According to Wisconsin Public Radio on February 9, tourism is down at and near the Monarch Butterfly Sanctuary in Michoacan, Mexico. The drug wars led by La Familia and beheading of opponent drug gang members is keeping tourists away. Even though the Sanctuary is some distance from the drug wars, tourists do not want to go to a country in the middle of a drug war.
Millions of monarch butterflies are now at the Sanctuary hanging from the Oyamel fir trees. Towards March they will begin their journey back to the United States on their way to Canada.
Winter 2010 destroyed El Roserio a town near the Sanctuary. Roads and bridges were wiped out and homes were lost to floods and mudslides. The people are dependent upon tourism who come to see the monarch butterfly at the Mexican Monarch Butterfly Sanctuary. A resident interviewed said that the people could depend on working five months a year because of tourism. 13,000 people used to live there but many residents are leaving to try to find work in other parts.
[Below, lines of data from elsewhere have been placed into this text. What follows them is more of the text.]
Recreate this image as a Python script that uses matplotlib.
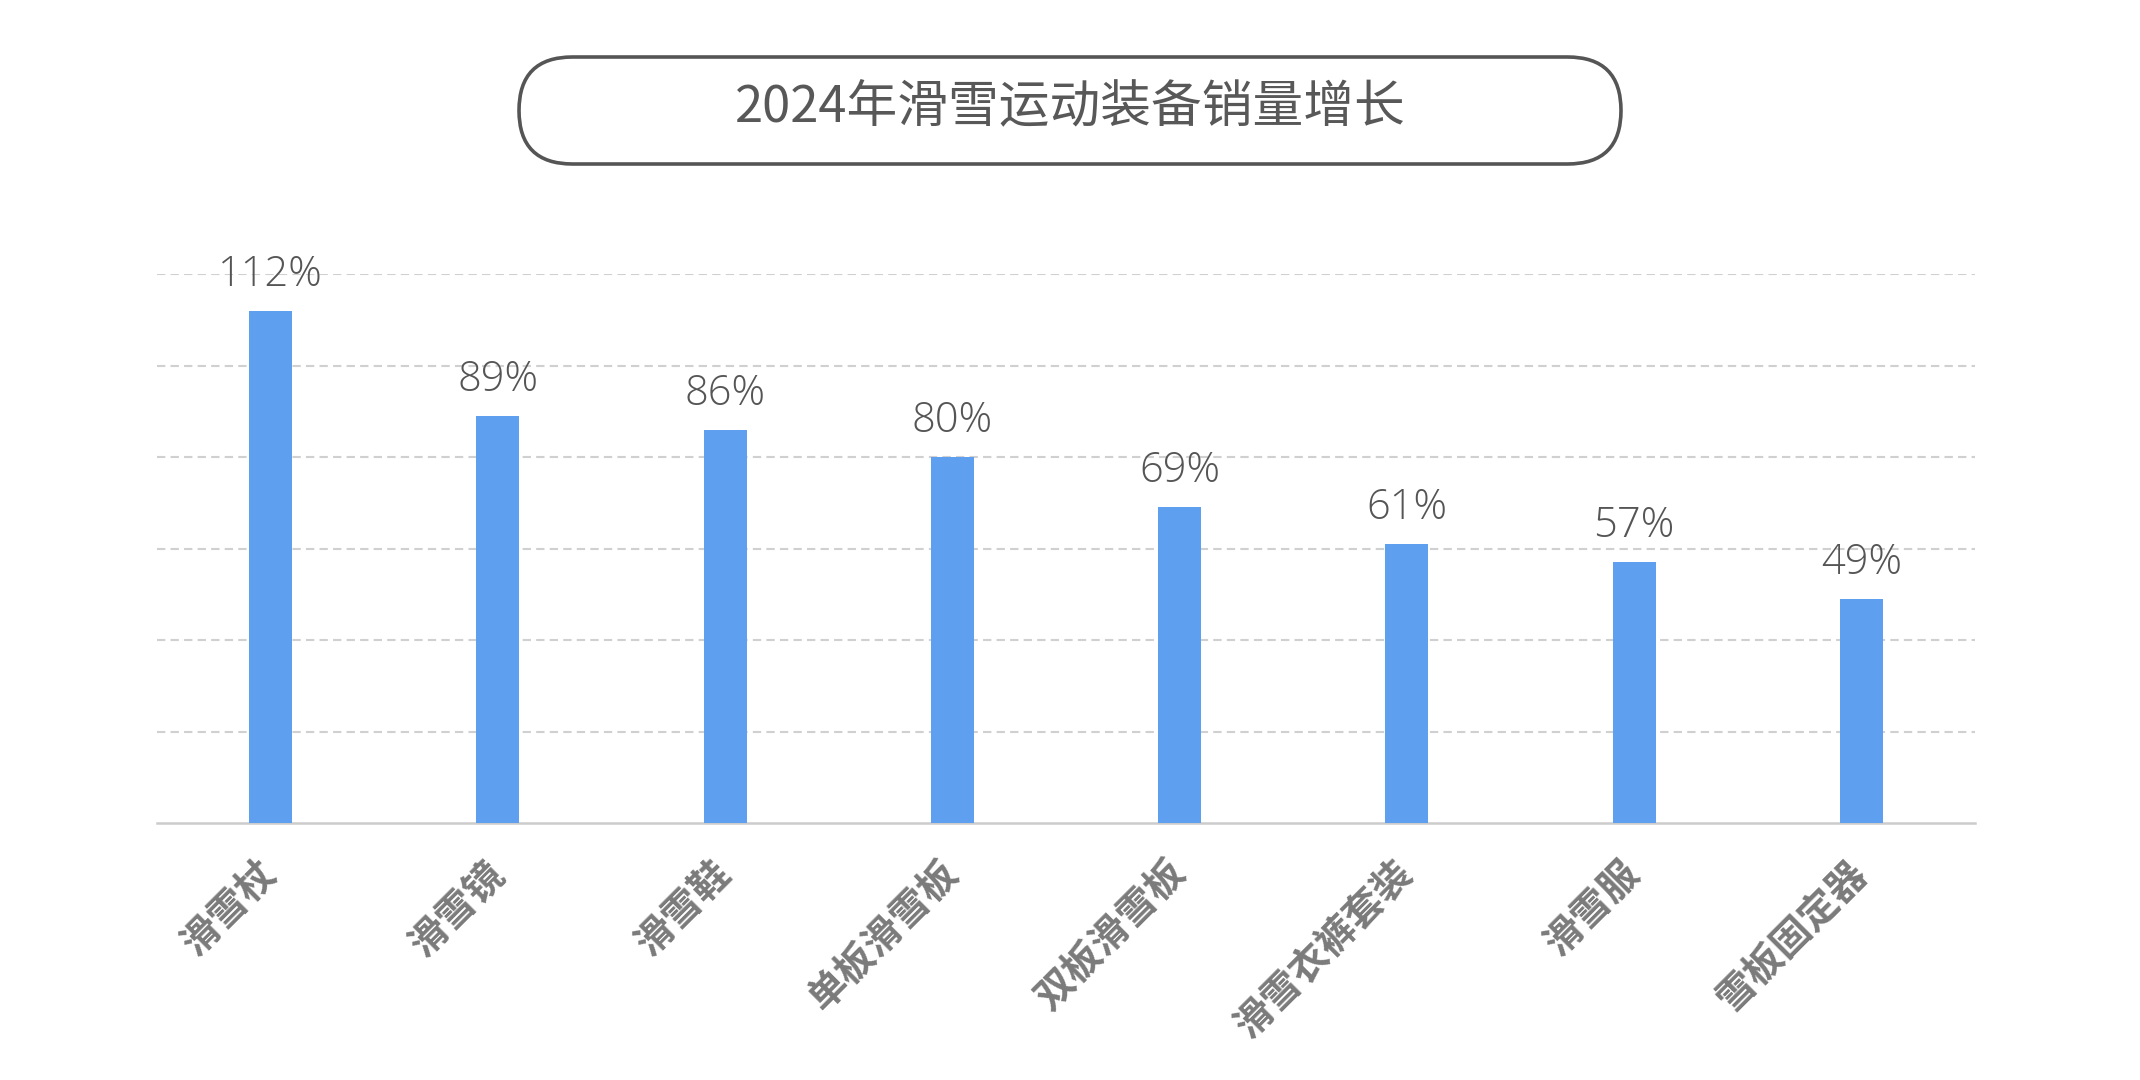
import matplotlib.pyplot as plt
from matplotlib.patches import FancyBboxPatch

# data
categories = ["滑雪杖", "滑雪镜", "滑雪鞋", "单板滑雪板", "双板滑雪板", "滑雪衣裤套装", "滑雪服", "雪板固定器"]
growth = [112, 89, 86, 80, 69, 61, 57, 49]
title = "2024年滑雪运动装备销量增长"

plt.rcParams['font.family'] = ['Noto Sans CJK SC', 'DejaVu Sans']

W, H = 2140, 1080
fig = plt.figure(figsize=(W / 100, H / 100), dpi=100)

# background axes in pixel units for the rounded title box
bg = fig.add_axes([0, 0, 1, 1])
bg.set_xlim(0, W)
bg.set_ylim(0, H)
bg.axis('off')
box_x0, box_x1, box_y0, box_y1 = 519, 1621, 916, 1023
r = (box_y1 - box_y0) / 2
# zero-height box padded by r -> stadium shape
bg.add_patch(FancyBboxPatch((box_x0 + r, box_y0 + r), (box_x1 - box_x0) - 2 * r, 0,
                            boxstyle=f"round,pad={r},rounding_size={r}",
                            fc='white', ec='#555555', lw=2.6))
bg.text(W / 2, (box_y0 + box_y1) / 2 + 2, title, ha='center', va='center',
        fontsize=36.5, color='#585858')

ax = fig.add_axes([157 / W, 257 / H, (1975 - 157) / W, (806 - 257) / H])
ax.set_zorder(2)
ax.patch.set_alpha(0)
x = list(range(len(categories)))
bars = ax.bar(x, growth, width=0.19, color='#5ea0ef', zorder=3)

ax.set_xlim(-0.5, len(categories) - 0.5)
ax.set_ylim(0, 120)
ax.set_yticks(range(20, 121, 20))
ax.tick_params(axis='y', left=False, labelleft=False)
ax.yaxis.grid(True, color='#d0d0d0', linestyle=(0, (4, 2.5)), linewidth=1.5, zorder=0)
ax.set_axisbelow(True)
for s in ['top', 'right', 'left']:
    ax.spines[s].set_visible(False)
ax.spines['bottom'].set_color('#cccccc')
ax.spines['bottom'].set_linewidth(1.8)

ax.set_xticks(x)
ax.set_xticklabels(categories, rotation=45, ha='right', va='center',
                   rotation_mode='anchor', fontsize=28, color='#7a7a7a', fontweight='bold')
ax.tick_params(axis='x', length=0, pad=32)

for b, v in zip(bars, growth):
    ax.annotate(f"{v}%", (b.get_x() + b.get_width() / 2, v), xytext=(0, 18),
                textcoords='offset points', ha='center', va='baseline',
                fontsize=30, color='#555555', fontweight='light',
                family=['Open Sans', 'Noto Sans CJK SC'])

fig.savefig('out.png', dpi=100, facecolor='white')
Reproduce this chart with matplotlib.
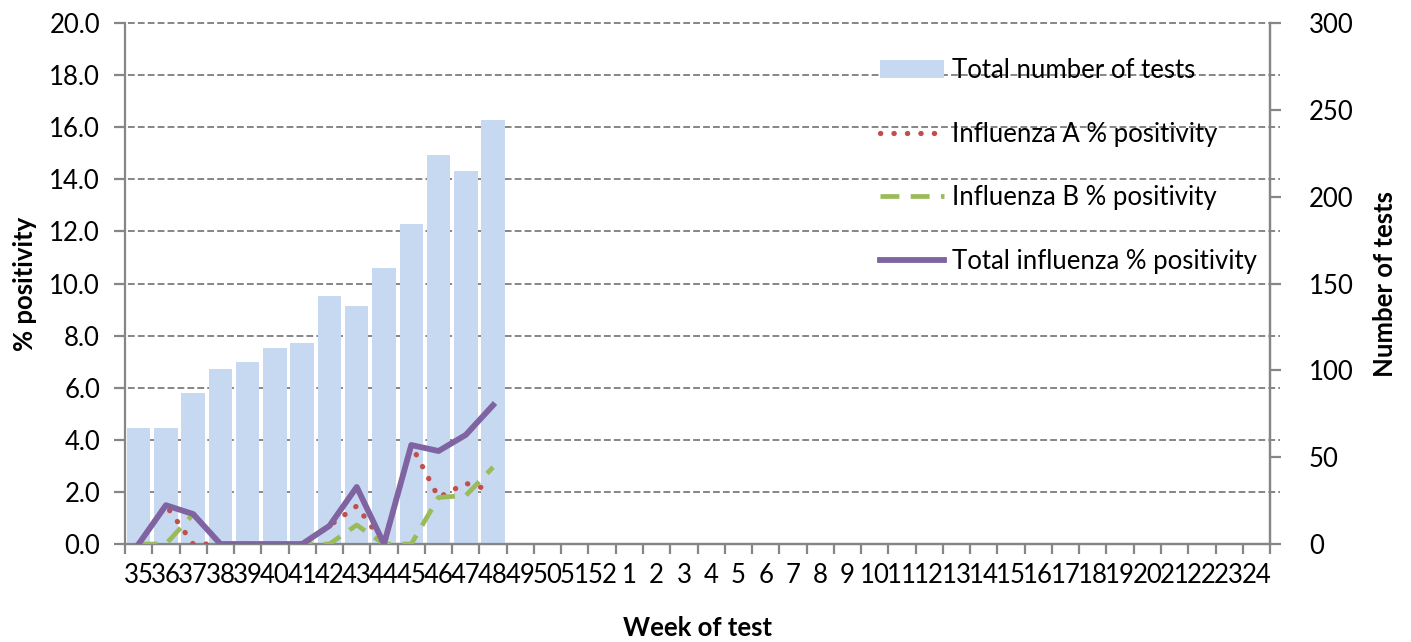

The population in 2011 is down to 10,000. The people were already poor and a setback from a weakened tourist trade is unraveling into further hardship on the people.
Mexican President Calderon wants to make 2011 the Year of Tourism. Between the mudslides and floods at the Sanctuary, that killed at least 50 percent of the wintering monarchs, in 2010 and the continuing drug wars in 2011, tourists are backing off and the nearby towns, that support the tourist industry, are being impacted economically by lack of tourists.